**DIRECTIVE:**
Output the material below unchanged, apart from leaving out the pictures.

**RECORDED DATA:**
#####

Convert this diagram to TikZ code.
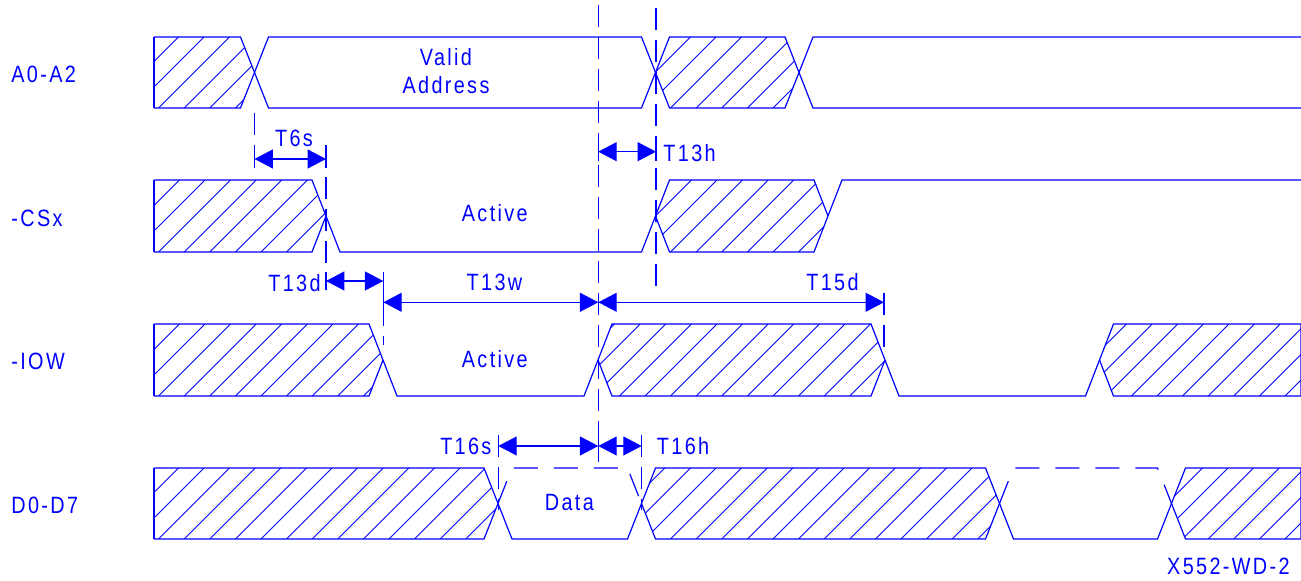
\documentclass[tikz,border=0pt]{standalone}
\usepackage{fontspec}
\setmainfont{Liberation Sans}[FakeStretch=0.84,LetterSpace=10]
\usetikzlibrary{arrows.meta}

\tikzset{
  sigline/.style={draw=blue,line width=0.6pt,line join=miter},
  floatline/.style={sigline,dash pattern=on 12pt off 8pt},
  hatchline/.style={draw=blue,line width=0.45pt},
  refline/.style={draw=blue,line width=0.6pt,dash pattern=on 11pt off 5pt},
  tickline/.style={draw=blue,line width=0.6pt},
  dimarrow/.style={draw=blue,line width=0.6pt,{Triangle[length=9.2pt,width=9.5pt]}-{Triangle[length=9.2pt,width=9.5pt]}},
  siglabel/.style={anchor=base west,text=blue,inner sep=0pt},
  lbl/.style={anchor=base,text=blue,inner sep=0pt},
}

% hatched (unknown) block: #1 outline, #2 top y, #3 bottom y
\newcommand{\hatchbox}[3]{%
  \begin{scope}
    \clip #1;
    \foreach \hk in {0,...,50}
      \draw[hatchline] ({56.2+25.6*\hk},#3) -- ++({#3-#2},{#2-#3});
  \end{scope}}

\begin{document}
\begin{tikzpicture}[x=0.5pt,y=-0.5pt,font=\fontsize{11.8}{14}\selectfont]

        % Frame
        \useasboundingbox (0,0) rectangle (1301,581);

        % Signal names
        \node[siglabel] (lblA) at (11,82.7) {A0-A2};
        \node[siglabel] (lblCS) at (11,226.7) {-CSx};
        \node[siglabel] (lblIOW) at (11,370) {-IOW};
        \node[siglabel] (lblD) at (11,513.3) {D0-D7};
        \node[anchor=base east,text=blue,inner sep=0pt] (fig) at (1290,575) {X552-WD-2};

        % A0-A2
        \hatchbox{(154,37)--(240.5,37)--(254.5,72.5)--(240.5,108)--(154,108)--cycle}{37}{108}
        \hatchbox{(655.5,72.5)--(669.5,37)--(785,37)--(799,72.5)--(785,108)--(669.5,108)--cycle}{37}{108}
        \draw[sigline] (154,37) -- (154,108);
        \draw[sigline] (154,37) -- (240.5,37) -- (268.5,108) -- (641.5,108) -- (669.5,37) -- (785,37) -- (813,108) -- (1301,108);
        \draw[sigline] (154,108) -- (240.5,108) -- (268.5,37) -- (641.5,37) -- (669.5,108) -- (785,108) -- (813,37) -- (1301,37);
        \node[lbl] (valid) at (446,66) {Valid};
        \node[lbl] (addr) at (446,94) {Address};

        % -CSx
        \hatchbox{(154,180)--(312,180)--(326,216)--(312,252)--(154,252)--cycle}{180}{252}
        \hatchbox{(655.5,216)--(669.5,180)--(814,180)--(828,216)--(814,252)--(669.5,252)--cycle}{180}{252}
        \draw[sigline] (154,180) -- (154,252);
        \draw[sigline] (154,180) -- (312,180) -- (340,252) -- (641.5,252) -- (669.5,180) -- (814,180) -- (828,216);
        \draw[sigline] (154,252) -- (312,252) -- (326,216);
        \draw[sigline] (655.5,216) -- (669.5,252) -- (814,252) -- (842,180) -- (1301,180);
        \node[lbl] (csact) at (494.8,221.7) {Active};

        % -IOW
        \hatchbox{(154,324)--(369,324)--(383,360)--(369,396)--(154,396)--cycle}{324}{396}
        \hatchbox{(598,360)--(612,324)--(871,324)--(885,360)--(871,396)--(612,396)--cycle}{324}{396}
        \hatchbox{(1099.5,360)--(1113.5,324)--(1301,324)--(1301,396)--(1113.5,396)--cycle}{324}{396}
        \draw[sigline] (154,324) -- (154,396);
        \draw[sigline] (154,324) -- (369,324) -- (397,396) -- (584,396) -- (612,324) -- (871,324) -- (899,396) -- (1085.5,396) -- (1113.5,324) -- (1301,324) -- (1301,396);
        \draw[sigline] (154,396) -- (369,396) -- (383,360);
        \draw[sigline] (598,360) -- (612,396) -- (871,396) -- (885,360);
        \draw[sigline] (1099.5,360) -- (1113.5,396) -- (1301,396);
        \node[lbl] (iowact) at (494.8,367.3) {Active};

        % D0-D7
        \hatchbox{(154,468)--(484,468)--(498,503.5)--(484,539)--(154,539)--cycle}{468}{539}
        \hatchbox{(641.5,503.5)--(655.5,468)--(985.5,468)--(999.5,503.5)--(985.5,539)--(655.5,539)--cycle}{468}{539}
        \hatchbox{(1171.5,503.5)--(1185.5,468)--(1301,468)--(1301,539)--(1185.5,539)--cycle}{468}{539}
        \draw[sigline] (154,468) -- (154,539);
        \draw[sigline] (154,468) -- (484,468) -- (512,539) -- (627.5,539) -- (655.5,468) -- (985.5,468) -- (1013.5,539) -- (1157.5,539) -- (1185.5,468) -- (1301,468) -- (1301,539);
        \draw[sigline] (154,539) -- (484,539) -- (498,503.5);
        \draw[sigline] (641.5,503.5) -- (655.5,539) -- (985.5,539) -- (999.5,503.5);
        \draw[sigline] (1171.5,503.5) -- (1185.5,539) -- (1301,539);
        \draw[floatline] (498,503.5) -- (512,468) -- (627.5,468) -- (641.5,503.5);
        \draw[floatline] (999.5,503.5) -- (1013.5,468) -- (1157.5,468) -- (1171.5,503.5);
        \node[lbl] (data) at (569.3,510.7) {Data};

        % Reference lines
        \foreach \x/\ya/\yb in {254.5/113/167, 326/145/289, 383.3/272/345, 598.3/5/462,
                                 656/8/295, 884/293/357, 498.3/435/510, 641.7/435/510} {
            \draw[refline] (\x,\ya) -- (\x,\yb);
        }

        % Timing arrows
        \coordinate (t6sL) at (254.5,159);
        \coordinate (t6sR) at (326,159);
        \coordinate (t13hL) at (598.3,151.7);
        \coordinate (t13hR) at (656,151.7);
        \coordinate (t13dL) at (326,281);
        \coordinate (t13dR) at (383.3,281);
        \coordinate (t13wL) at (383.3,302.3);
        \coordinate (wrmid) at (598.3,302.3);
        \coordinate (t15dR) at (884,302.3);
        \coordinate (t16sL) at (498.3,446);
        \coordinate (dmid) at (598.3,446);
        \coordinate (t16hR) at (641.7,446);
        \foreach \a/\b in {t6sL/t6sR, t13hL/t13hR, t13dL/t13dR, t13wL/wrmid, wrmid/t15dR, t16sL/dmid, dmid/t16hR} {
            \draw[dimarrow] (\a) -- (\b);
            \draw[tickline] ([yshift=-4.5pt]\a) -- ([yshift=4.5pt]\a);
            \draw[tickline] ([yshift=-4.5pt]\b) -- ([yshift=4.5pt]\b);
        }
        \node[lbl] (t6s) at (294,146.7) {T6s};
        \node[siglabel] (t13h) at (663,161.7) {T13h};
        \node[anchor=base east,text=blue,inner sep=0pt] (t13d) at (321,291.7) {T13d};
        \node[lbl] (t13w) at (494.5,291) {T13w};
        \node[lbl] (t15d) at (832.5,291) {T15d};
        \node[anchor=base east,text=blue,inner sep=0pt] (t16s) at (491.8,455) {T16s};
        \node[siglabel] (t16h) at (656.5,455) {T16h};

    \end{tikzpicture}
\end{document}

#####

**FINISHED ANSWER:**
Convert this diagram to TikZ code.
\documentclass[tikz,border=0pt]{standalone}
\usepackage{fontspec}
\setmainfont{Liberation Sans}[FakeStretch=0.84,LetterSpace=10]
\usetikzlibrary{arrows.meta}

\tikzset{
  sigline/.style={draw=blue,line width=0.6pt,line join=miter},
  floatline/.style={sigline,dash pattern=on 12pt off 8pt},
  hatchline/.style={draw=blue,line width=0.45pt},
  refline/.style={draw=blue,line width=0.6pt,dash pattern=on 11pt off 5pt},
  tickline/.style={draw=blue,line width=0.6pt},
  dimarrow/.style={draw=blue,line width=0.6pt,{Triangle[length=9.2pt,width=9.5pt]}-{Triangle[length=9.2pt,width=9.5pt]}},
  siglabel/.style={anchor=base west,text=blue,inner sep=0pt},
  lbl/.style={anchor=base,text=blue,inner sep=0pt},
}

% hatched (unknown) block: #1 outline, #2 top y, #3 bottom y
\newcommand{\hatchbox}[3]{%
  \begin{scope}
    \clip #1;
    \foreach \hk in {0,...,50}
      \draw[hatchline] ({56.2+25.6*\hk},#3) -- ++({#3-#2},{#2-#3});
  \end{scope}}

\begin{document}
\begin{tikzpicture}[x=0.5pt,y=-0.5pt,font=\fontsize{11.8}{14}\selectfont]

        % Frame
        \useasboundingbox (0,0) rectangle (1301,581);

        % Signal names
        \node[siglabel] (lblA) at (11,82.7) {A0-A2};
        \node[siglabel] (lblCS) at (11,226.7) {-CSx};
        \node[siglabel] (lblIOW) at (11,370) {-IOW};
        \node[siglabel] (lblD) at (11,513.3) {D0-D7};
        \node[anchor=base east,text=blue,inner sep=0pt] (fig) at (1290,575) {X552-WD-2};

        % A0-A2
        \hatchbox{(154,37)--(240.5,37)--(254.5,72.5)--(240.5,108)--(154,108)--cycle}{37}{108}
        \hatchbox{(655.5,72.5)--(669.5,37)--(785,37)--(799,72.5)--(785,108)--(669.5,108)--cycle}{37}{108}
        \draw[sigline] (154,37) -- (154,108);
        \draw[sigline] (154,37) -- (240.5,37) -- (268.5,108) -- (641.5,108) -- (669.5,37) -- (785,37) -- (813,108) -- (1301,108);
        \draw[sigline] (154,108) -- (240.5,108) -- (268.5,37) -- (641.5,37) -- (669.5,108) -- (785,108) -- (813,37) -- (1301,37);
        \node[lbl] (valid) at (446,66) {Valid};
        \node[lbl] (addr) at (446,94) {Address};

        % -CSx
        \hatchbox{(154,180)--(312,180)--(326,216)--(312,252)--(154,252)--cycle}{180}{252}
        \hatchbox{(655.5,216)--(669.5,180)--(814,180)--(828,216)--(814,252)--(669.5,252)--cycle}{180}{252}
        \draw[sigline] (154,180) -- (154,252);
        \draw[sigline] (154,180) -- (312,180) -- (340,252) -- (641.5,252) -- (669.5,180) -- (814,180) -- (828,216);
        \draw[sigline] (154,252) -- (312,252) -- (326,216);
        \draw[sigline] (655.5,216) -- (669.5,252) -- (814,252) -- (842,180) -- (1301,180);
        \node[lbl] (csact) at (494.8,221.7) {Active};

        % -IOW
        \hatchbox{(154,324)--(369,324)--(383,360)--(369,396)--(154,396)--cycle}{324}{396}
        \hatchbox{(598,360)--(612,324)--(871,324)--(885,360)--(871,396)--(612,396)--cycle}{324}{396}
        \hatchbox{(1099.5,360)--(1113.5,324)--(1301,324)--(1301,396)--(1113.5,396)--cycle}{324}{396}
        \draw[sigline] (154,324) -- (154,396);
        \draw[sigline] (154,324) -- (369,324) -- (397,396) -- (584,396) -- (612,324) -- (871,324) -- (899,396) -- (1085.5,396) -- (1113.5,324) -- (1301,324) -- (1301,396);
        \draw[sigline] (154,396) -- (369,396) -- (383,360);
        \draw[sigline] (598,360) -- (612,396) -- (871,396) -- (885,360);
        \draw[sigline] (1099.5,360) -- (1113.5,396) -- (1301,396);
        \node[lbl] (iowact) at (494.8,367.3) {Active};

        % D0-D7
        \hatchbox{(154,468)--(484,468)--(498,503.5)--(484,539)--(154,539)--cycle}{468}{539}
        \hatchbox{(641.5,503.5)--(655.5,468)--(985.5,468)--(999.5,503.5)--(985.5,539)--(655.5,539)--cycle}{468}{539}
        \hatchbox{(1171.5,503.5)--(1185.5,468)--(1301,468)--(1301,539)--(1185.5,539)--cycle}{468}{539}
        \draw[sigline] (154,468) -- (154,539);
        \draw[sigline] (154,468) -- (484,468) -- (512,539) -- (627.5,539) -- (655.5,468) -- (985.5,468) -- (1013.5,539) -- (1157.5,539) -- (1185.5,468) -- (1301,468) -- (1301,539);
        \draw[sigline] (154,539) -- (484,539) -- (498,503.5);
        \draw[sigline] (641.5,503.5) -- (655.5,539) -- (985.5,539) -- (999.5,503.5);
        \draw[sigline] (1171.5,503.5) -- (1185.5,539) -- (1301,539);
        \draw[floatline] (498,503.5) -- (512,468) -- (627.5,468) -- (641.5,503.5);
        \draw[floatline] (999.5,503.5) -- (1013.5,468) -- (1157.5,468) -- (1171.5,503.5);
        \node[lbl] (data) at (569.3,510.7) {Data};

        % Reference lines
        \foreach \x/\ya/\yb in {254.5/113/167, 326/145/289, 383.3/272/345, 598.3/5/462,
                                 656/8/295, 884/293/357, 498.3/435/510, 641.7/435/510} {
            \draw[refline] (\x,\ya) -- (\x,\yb);
        }

        % Timing arrows
        \coordinate (t6sL) at (254.5,159);
        \coordinate (t6sR) at (326,159);
        \coordinate (t13hL) at (598.3,151.7);
        \coordinate (t13hR) at (656,151.7);
        \coordinate (t13dL) at (326,281);
        \coordinate (t13dR) at (383.3,281);
        \coordinate (t13wL) at (383.3,302.3);
        \coordinate (wrmid) at (598.3,302.3);
        \coordinate (t15dR) at (884,302.3);
        \coordinate (t16sL) at (498.3,446);
        \coordinate (dmid) at (598.3,446);
        \coordinate (t16hR) at (641.7,446);
        \foreach \a/\b in {t6sL/t6sR, t13hL/t13hR, t13dL/t13dR, t13wL/wrmid, wrmid/t15dR, t16sL/dmid, dmid/t16hR} {
            \draw[dimarrow] (\a) -- (\b);
            \draw[tickline] ([yshift=-4.5pt]\a) -- ([yshift=4.5pt]\a);
            \draw[tickline] ([yshift=-4.5pt]\b) -- ([yshift=4.5pt]\b);
        }
        \node[lbl] (t6s) at (294,146.7) {T6s};
        \node[siglabel] (t13h) at (663,161.7) {T13h};
        \node[anchor=base east,text=blue,inner sep=0pt] (t13d) at (321,291.7) {T13d};
        \node[lbl] (t13w) at (494.5,291) {T13w};
        \node[lbl] (t15d) at (832.5,291) {T15d};
        \node[anchor=base east,text=blue,inner sep=0pt] (t16s) at (491.8,455) {T16s};
        \node[siglabel] (t16h) at (656.5,455) {T16h};

    \end{tikzpicture}
\end{document}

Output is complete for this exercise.